2017 Recipient
Benjamin Peters
How Not to Network a Nation: The Uneasy History of the Soviet Internet
Established in 1983, the Wayne S. Vucinich Book Prize, sponsored by the Association for Slavic, East European, and Eurasian Studies (ASEEES) and the Stanford University Center for Russian and East European Studies, is awarded annually for the most important contribution to Russian, Eurasian, and East European studies in any discipline of the humanities or social sciences published in English in the United States in the previous calendar year.
Winner: Benjamin Peters
Title: How Not to Network a Nation: The Uneasy History of the Soviet Internet (MIT Press)
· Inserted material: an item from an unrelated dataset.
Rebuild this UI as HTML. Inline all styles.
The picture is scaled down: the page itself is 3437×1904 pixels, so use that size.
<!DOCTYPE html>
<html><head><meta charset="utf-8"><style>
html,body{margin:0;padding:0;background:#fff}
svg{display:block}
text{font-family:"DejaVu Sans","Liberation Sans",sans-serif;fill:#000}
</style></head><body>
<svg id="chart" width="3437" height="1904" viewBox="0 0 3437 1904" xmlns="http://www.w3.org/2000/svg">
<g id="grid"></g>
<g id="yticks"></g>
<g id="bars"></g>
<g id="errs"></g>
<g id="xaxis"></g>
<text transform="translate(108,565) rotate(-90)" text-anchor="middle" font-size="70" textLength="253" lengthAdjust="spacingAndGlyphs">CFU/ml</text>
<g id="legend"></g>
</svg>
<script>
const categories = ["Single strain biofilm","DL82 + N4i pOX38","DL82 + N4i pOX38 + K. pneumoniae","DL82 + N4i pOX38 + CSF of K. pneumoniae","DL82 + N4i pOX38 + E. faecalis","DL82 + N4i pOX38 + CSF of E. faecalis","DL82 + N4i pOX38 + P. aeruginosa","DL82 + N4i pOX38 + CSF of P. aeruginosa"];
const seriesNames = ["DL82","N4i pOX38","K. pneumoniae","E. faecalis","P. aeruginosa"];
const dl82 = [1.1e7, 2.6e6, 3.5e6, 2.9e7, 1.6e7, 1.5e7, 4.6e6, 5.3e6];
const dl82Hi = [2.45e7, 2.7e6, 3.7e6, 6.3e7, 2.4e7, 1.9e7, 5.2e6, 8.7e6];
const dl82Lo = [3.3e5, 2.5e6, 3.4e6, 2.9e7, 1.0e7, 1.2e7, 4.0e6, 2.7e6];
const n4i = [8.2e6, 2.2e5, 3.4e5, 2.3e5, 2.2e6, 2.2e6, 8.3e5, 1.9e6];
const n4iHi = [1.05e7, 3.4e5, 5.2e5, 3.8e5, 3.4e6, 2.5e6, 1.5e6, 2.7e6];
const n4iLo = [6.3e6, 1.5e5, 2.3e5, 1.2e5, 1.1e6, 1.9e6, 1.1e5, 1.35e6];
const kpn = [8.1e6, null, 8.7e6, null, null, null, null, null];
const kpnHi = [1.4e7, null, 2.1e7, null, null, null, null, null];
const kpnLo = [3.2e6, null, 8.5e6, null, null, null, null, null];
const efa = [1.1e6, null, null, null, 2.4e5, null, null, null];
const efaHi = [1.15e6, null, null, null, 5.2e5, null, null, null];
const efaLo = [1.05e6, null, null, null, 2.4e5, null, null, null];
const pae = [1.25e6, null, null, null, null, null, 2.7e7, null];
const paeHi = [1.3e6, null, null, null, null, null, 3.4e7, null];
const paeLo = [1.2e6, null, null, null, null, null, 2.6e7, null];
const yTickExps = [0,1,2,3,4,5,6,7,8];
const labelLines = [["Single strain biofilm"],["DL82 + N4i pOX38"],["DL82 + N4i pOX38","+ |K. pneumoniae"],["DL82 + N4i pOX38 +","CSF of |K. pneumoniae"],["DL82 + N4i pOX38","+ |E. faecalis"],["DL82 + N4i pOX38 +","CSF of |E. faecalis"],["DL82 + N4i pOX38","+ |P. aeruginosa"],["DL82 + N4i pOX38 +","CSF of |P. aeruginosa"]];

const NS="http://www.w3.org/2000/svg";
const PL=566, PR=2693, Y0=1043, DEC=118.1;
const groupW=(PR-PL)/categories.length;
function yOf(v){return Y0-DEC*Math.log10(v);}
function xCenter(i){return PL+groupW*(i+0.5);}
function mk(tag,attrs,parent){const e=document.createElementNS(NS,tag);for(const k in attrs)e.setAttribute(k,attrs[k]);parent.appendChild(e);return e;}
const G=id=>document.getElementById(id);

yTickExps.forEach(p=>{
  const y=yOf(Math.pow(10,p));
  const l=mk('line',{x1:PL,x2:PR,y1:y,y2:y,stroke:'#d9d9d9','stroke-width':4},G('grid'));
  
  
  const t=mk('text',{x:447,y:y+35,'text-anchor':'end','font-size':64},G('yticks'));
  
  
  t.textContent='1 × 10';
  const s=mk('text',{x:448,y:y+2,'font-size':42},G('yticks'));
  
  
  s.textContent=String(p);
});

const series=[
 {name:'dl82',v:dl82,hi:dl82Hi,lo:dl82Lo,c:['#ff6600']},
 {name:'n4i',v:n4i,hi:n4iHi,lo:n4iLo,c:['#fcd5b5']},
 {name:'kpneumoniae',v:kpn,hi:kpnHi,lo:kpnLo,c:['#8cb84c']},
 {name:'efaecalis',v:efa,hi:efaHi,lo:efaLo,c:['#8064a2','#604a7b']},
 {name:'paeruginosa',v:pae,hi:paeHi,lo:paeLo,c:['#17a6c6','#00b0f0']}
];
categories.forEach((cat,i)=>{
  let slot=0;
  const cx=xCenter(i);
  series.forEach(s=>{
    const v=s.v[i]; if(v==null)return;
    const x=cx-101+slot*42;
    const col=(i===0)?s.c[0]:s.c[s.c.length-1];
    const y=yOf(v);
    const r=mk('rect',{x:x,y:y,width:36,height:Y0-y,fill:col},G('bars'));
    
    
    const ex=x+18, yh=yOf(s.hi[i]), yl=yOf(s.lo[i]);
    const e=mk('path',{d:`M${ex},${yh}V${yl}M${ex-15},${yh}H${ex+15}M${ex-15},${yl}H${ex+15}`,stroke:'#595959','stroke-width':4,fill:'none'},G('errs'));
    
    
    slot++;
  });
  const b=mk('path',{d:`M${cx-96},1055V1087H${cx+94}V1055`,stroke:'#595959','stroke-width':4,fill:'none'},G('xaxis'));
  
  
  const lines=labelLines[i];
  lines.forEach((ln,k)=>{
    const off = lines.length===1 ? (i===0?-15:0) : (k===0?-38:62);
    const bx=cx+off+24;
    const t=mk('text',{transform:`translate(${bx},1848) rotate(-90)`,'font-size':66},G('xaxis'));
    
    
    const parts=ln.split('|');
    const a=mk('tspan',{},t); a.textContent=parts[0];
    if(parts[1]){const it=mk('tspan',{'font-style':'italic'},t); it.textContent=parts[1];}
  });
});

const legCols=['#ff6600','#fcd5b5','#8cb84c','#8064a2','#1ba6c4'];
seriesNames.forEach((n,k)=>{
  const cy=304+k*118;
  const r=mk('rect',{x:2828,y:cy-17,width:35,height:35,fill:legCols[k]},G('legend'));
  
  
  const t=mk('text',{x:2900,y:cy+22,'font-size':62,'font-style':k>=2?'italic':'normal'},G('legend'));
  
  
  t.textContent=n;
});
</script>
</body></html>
Benjamin Peters’ richly insightful monograph, How Not to Network a Nation, is one of those gems of Cold War history that has lain buried beneath the crusts of time, and that only a scholar with Peters’ intellectual curiosity, methodological rigour and sheer determination to peer into the least propitious nooks and crannies of the Soviet past could have unearthed. In it, he traces the history of OGAS, the failed and now forgotten Soviet precursor to the Internet. He does so through an astute comparison with its better-known and more celebrated American cousin, ARPANET. Drawing on previously unknown archival sources and fascinating interviews with those involved in the design of the two systems, Peters provides a counterintuitive, but compelling, account of their respective fates, inverting established Cold War platitudes: that of US capitalism as inherently dynamic, individualistic and inventive and Soviet communist society as invariably state-shackled and stunted. For it turns out that while ARPANET benefited from strong state management, OGAS floundered when loose central control allowed damaging rivalries to stymie its progress. In fact, Peters accomplishes a stunning double reversal: not only was ARPANET centrally driven, but it was for that very reason more successful; likewise, it was precisely because the Soviet OGAS system relied on internal competition (according to our own stereotypes, a good thing that allows talent to flourish), that it failed.
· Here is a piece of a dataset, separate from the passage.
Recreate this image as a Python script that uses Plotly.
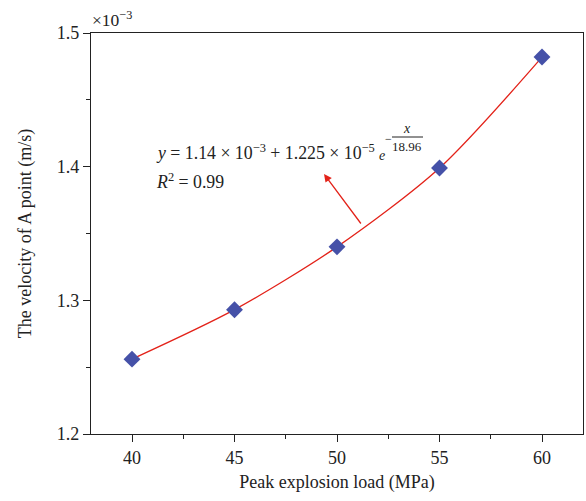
import plotly.graph_objects as go

# Data (velocity in units of 1e-3 m/s)
load_mpa = [40, 45, 50, 55, 60]
velocity = [1.256, 1.293, 1.340, 1.399, 1.482]

x_ticks = [40, 45, 50, 55, 60]
y_ticks = [1.2, 1.3, 1.4, 1.5]

FONT = "Liberation Serif"
RED = "#E32219"
BLUE = "#4551A8"
TXT = "#222222"
AX = "#222222"

W, H = 586, 501
L, R, T, B = 91, 3, 33, 67
PW, PH = W - L - R, H - T - B


def px(x):
    return (x - L) / PW


def py(y):
    return (H - B - y) / PH


fig = go.Figure()

fig.add_trace(go.Scatter(
    x=load_mpa, y=velocity, mode="lines",
    line=dict(color=RED, width=1.3, shape="spline", smoothing=0.8),
    showlegend=False, hoverinfo="skip"))

fig.add_trace(go.Scatter(
    x=load_mpa, y=velocity, mode="markers",
    marker=dict(symbol="diamond", size=13, color=BLUE),
    showlegend=False))

axis_common = dict(
    showline=True, linecolor=AX, linewidth=1.3, mirror=True,
    ticks="outside", ticklen=7, tickwidth=1.3, tickcolor=AX,
    showgrid=False, zeroline=False, automargin=False,
    tickfont=dict(family=FONT, size=18, color=TXT),
)

fig.update_xaxes(
    range=[38, 62], tickvals=x_ticks,
    minor=dict(ticks="outside", ticklen=4, tickwidth=1.3, tickcolor=AX, dtick=2.5, showgrid=False),
    title=dict(text="Peak explosion load (MPa)", font=dict(family=FONT, size=18, color=TXT), standoff=8),
    **axis_common)
fig.update_yaxes(
    range=[1.2, 1.5], tickvals=y_ticks, tickformat=".1f",
    minor=dict(ticks="outside", ticklen=4, tickwidth=1.3, tickcolor=AX, dtick=0.05, showgrid=False),
    title=dict(text="The velocity of A point (m/s)", font=dict(family=FONT, size=18, color=TXT), standoff=20),
    **axis_common)

ann_font = dict(family=FONT, size=17.8, color=TXT)
annotations = [
    dict(x=px(90), y=py(19), text="×10<sup>−3</sup>", xanchor="left", yanchor="middle",
         font=dict(family=FONT, size=17.5, color=TXT)),
    dict(x=px(154), y=py(152), text="<i>y</i> = 1.14 × 10<sup>−3</sup> + 1.225 × 10<sup>−5</sup>",
         xanchor="left", yanchor="middle", font=ann_font),
    dict(x=px(377), y=py(155), text="<i>e</i>", xanchor="left", yanchor="middle",
         font=dict(family=FONT, size=14, color=TXT)),
    dict(x=px(388), y=py(139), text="−", xanchor="center", yanchor="middle",
         font=dict(family=FONT, size=12, color=TXT)),
    dict(x=px(407), y=py(128), text="<i>x</i>", xanchor="center", yanchor="middle",
         font=dict(family=FONT, size=14, color=TXT)),
    dict(x=px(407), y=py(147), text="18.96", xanchor="center", yanchor="middle",
         font=dict(family=FONT, size=13, color=TXT)),
    dict(x=px(154), y=py(181), text="<i>R</i><sup>2</sup> = 0.99", xanchor="left", yanchor="middle",
         font=ann_font),
    dict(x=px(324), y=py(174), text="", showarrow=True, ax=38, ay=51,
         arrowcolor=RED, arrowwidth=1.3, arrowhead=2, arrowsize=1.2),
]
for a in annotations:
    a.setdefault("showarrow", False)
    a["xref"] = "paper"
    a["yref"] = "paper"

shapes = [
    dict(type="line", xref="paper", yref="paper", x0=px(392), x1=px(423), y0=py(137), y1=py(137),
         line=dict(color=TXT, width=1)),
]

fig.update_layout(
    width=W, height=H,
    margin=dict(l=L, r=R, t=T, b=B),
    paper_bgcolor="white", plot_bgcolor="white",
    font=dict(family=FONT, color=TXT),
    annotations=annotations, shapes=shapes,
)

fig.write_html("out.html", config={"displayModeBar": False},
               post_script="document.body.style.margin='0';document.body.style.overflow='hidden';")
By applying a multidisciplinary framework to a seemingly anachronistic topic of marginal interest, Peters extracts revelations of considerable (and, indeed, contemporary) importance across a range of areas (the inner workings of the Soviet state, the distinctive features of Soviet science, the history of the digital revolution, and the logic of networks). The first chapter in which he offers a “global history of cybernetics” is by itself of enormous value. His discussion of McCulloch’s “heterarchy” (“multiple competing regimes of evaluation”) is another highlight, as is his analysis of the tolkachi, the “pushers” who mediated informally between the Soviet state and individual production managers. Written in an engagingly wistful tone and with lapidary elegance, Peters’ How Not to Network a Nation is a worthy winner of this year’s Vucinich Prize.